EXERCISE INSTRUCTIONS
Write out the listing, please, but only from its first line through the line containing "0.06, 0.07, 0.08];", exactly as given and without pictures.

================================

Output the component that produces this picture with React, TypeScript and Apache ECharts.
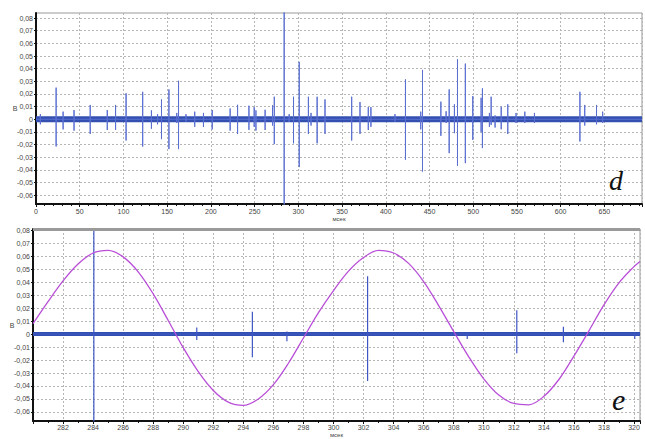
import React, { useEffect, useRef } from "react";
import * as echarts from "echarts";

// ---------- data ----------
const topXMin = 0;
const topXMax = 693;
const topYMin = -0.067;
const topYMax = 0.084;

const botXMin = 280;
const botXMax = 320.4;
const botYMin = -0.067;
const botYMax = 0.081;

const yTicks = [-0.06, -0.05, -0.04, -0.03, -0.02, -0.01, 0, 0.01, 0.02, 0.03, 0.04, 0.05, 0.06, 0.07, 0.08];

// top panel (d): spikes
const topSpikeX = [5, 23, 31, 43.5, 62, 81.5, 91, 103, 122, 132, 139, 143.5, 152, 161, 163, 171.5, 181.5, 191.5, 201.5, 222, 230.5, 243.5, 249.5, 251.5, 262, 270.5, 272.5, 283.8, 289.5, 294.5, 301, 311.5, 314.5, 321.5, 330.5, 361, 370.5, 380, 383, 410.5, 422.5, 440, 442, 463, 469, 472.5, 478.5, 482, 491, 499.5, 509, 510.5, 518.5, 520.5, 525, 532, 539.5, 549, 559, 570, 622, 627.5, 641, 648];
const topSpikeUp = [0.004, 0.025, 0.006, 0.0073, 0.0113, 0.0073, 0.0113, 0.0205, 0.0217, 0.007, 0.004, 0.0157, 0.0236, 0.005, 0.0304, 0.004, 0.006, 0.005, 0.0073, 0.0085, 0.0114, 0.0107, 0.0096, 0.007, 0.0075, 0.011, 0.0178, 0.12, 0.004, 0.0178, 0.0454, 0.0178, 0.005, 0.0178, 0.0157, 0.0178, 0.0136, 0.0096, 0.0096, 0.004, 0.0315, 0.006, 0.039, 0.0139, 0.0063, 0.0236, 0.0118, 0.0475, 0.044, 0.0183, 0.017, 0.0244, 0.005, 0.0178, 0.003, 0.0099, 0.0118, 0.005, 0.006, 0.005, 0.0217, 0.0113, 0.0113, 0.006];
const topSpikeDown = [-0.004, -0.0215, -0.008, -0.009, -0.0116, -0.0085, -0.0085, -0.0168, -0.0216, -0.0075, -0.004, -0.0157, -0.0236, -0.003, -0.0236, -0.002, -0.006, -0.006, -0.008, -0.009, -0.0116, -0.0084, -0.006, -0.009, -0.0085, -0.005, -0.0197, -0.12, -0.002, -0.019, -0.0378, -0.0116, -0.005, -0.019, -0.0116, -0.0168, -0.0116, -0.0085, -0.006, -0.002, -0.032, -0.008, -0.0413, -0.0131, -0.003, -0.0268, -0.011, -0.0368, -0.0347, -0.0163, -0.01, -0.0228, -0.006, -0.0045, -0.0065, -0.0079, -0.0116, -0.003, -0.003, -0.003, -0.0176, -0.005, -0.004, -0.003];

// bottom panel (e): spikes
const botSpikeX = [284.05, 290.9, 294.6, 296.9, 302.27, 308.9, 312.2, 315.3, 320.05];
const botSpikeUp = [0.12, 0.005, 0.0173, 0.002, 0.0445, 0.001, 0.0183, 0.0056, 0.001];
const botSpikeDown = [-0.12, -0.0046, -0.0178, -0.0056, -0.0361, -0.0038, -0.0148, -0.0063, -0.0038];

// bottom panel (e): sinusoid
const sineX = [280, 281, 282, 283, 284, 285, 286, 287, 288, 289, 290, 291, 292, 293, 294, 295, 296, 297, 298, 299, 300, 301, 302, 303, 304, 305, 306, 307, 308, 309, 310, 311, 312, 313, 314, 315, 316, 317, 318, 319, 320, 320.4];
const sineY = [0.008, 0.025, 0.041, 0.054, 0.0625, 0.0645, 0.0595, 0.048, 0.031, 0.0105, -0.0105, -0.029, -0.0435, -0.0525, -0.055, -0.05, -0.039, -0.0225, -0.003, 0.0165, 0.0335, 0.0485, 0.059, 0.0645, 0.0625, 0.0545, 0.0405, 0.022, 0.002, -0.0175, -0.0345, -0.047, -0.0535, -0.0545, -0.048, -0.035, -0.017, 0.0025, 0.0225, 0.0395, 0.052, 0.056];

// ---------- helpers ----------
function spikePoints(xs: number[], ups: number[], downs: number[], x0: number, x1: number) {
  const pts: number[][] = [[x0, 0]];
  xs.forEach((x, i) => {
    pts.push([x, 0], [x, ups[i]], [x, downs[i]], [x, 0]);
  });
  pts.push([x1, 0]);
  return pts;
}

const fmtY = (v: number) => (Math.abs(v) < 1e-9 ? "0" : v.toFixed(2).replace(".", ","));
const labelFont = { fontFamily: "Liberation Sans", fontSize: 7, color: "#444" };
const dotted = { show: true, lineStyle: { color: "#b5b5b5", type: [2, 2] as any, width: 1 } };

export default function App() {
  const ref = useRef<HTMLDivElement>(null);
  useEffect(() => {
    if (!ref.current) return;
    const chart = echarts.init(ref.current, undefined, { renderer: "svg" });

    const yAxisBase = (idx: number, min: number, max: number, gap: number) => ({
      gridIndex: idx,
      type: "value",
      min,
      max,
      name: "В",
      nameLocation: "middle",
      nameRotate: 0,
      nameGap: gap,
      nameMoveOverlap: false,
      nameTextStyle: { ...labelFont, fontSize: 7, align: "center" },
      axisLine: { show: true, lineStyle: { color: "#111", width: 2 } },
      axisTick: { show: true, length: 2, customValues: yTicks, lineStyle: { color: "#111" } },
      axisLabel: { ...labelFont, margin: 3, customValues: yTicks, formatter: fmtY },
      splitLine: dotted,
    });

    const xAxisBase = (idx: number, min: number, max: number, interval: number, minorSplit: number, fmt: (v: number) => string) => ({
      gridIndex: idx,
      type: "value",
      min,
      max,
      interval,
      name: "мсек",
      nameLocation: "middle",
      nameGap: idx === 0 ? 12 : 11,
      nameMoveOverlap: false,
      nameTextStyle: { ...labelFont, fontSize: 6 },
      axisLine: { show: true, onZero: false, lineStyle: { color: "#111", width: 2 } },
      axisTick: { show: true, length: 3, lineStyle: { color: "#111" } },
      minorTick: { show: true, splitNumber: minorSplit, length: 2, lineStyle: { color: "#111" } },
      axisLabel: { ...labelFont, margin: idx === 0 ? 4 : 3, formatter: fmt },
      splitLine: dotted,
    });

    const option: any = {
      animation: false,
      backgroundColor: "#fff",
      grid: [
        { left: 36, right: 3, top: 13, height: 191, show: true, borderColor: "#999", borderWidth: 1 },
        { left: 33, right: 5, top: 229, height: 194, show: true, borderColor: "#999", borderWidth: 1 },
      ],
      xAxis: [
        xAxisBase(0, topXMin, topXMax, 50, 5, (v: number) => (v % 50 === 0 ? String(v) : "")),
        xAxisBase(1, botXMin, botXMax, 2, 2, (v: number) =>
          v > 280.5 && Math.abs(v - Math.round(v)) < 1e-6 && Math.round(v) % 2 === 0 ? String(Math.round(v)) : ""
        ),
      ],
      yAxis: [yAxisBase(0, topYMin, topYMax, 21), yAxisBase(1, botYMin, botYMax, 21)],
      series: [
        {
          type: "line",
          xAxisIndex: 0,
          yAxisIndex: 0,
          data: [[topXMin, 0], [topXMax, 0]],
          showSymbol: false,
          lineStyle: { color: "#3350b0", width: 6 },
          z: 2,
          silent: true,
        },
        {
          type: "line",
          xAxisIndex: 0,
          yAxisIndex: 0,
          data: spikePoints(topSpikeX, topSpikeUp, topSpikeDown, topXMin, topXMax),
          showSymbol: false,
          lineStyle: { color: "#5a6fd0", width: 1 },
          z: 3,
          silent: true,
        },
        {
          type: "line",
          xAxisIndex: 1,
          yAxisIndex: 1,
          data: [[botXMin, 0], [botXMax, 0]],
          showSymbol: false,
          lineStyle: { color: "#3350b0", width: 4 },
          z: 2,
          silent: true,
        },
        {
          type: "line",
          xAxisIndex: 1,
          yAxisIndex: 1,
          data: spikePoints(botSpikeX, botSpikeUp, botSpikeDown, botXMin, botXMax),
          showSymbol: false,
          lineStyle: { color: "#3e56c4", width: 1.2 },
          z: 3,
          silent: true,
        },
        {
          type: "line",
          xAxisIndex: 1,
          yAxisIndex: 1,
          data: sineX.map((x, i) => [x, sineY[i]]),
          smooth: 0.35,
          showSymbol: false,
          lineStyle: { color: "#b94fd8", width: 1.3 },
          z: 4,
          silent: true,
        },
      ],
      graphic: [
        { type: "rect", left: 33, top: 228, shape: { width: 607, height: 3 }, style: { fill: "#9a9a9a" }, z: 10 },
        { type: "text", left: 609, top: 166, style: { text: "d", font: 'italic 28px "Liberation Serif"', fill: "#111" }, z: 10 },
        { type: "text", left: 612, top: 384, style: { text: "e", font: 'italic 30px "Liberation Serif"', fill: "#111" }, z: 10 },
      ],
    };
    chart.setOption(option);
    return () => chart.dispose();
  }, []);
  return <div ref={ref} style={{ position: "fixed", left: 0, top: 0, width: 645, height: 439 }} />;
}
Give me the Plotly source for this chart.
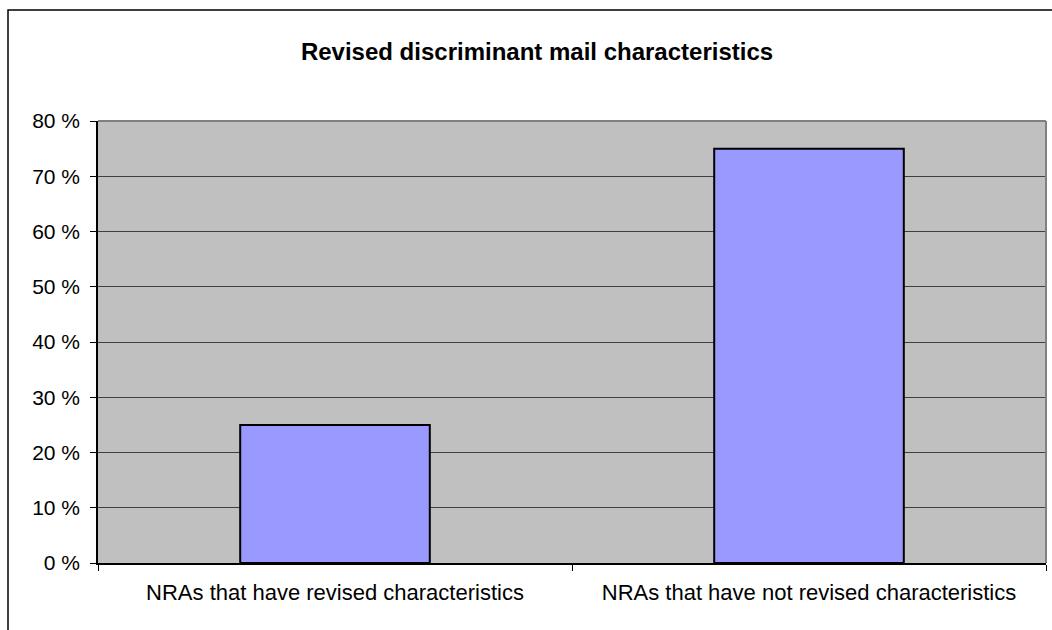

================================

WRITTEN REPLY
Output the component that produces this picture with React, TypeScript and Apache ECharts.
import React, { useEffect, useRef } from "react";
import * as echarts from "echarts";

// ---------- data ----------
const topXMin = 0;
const topXMax = 693;
const topYMin = -0.067;
const topYMax = 0.084;

const botXMin = 280;
const botXMax = 320.4;
const botYMin = -0.067;
const botYMax = 0.081;

const yTicks = [-0.06, -0.05, -0.04, -0.03, -0.02, -0.01, 0, 0.01, 0.02, 0.03, 0.04, 0.05, 0.06, 0.07, 0.08];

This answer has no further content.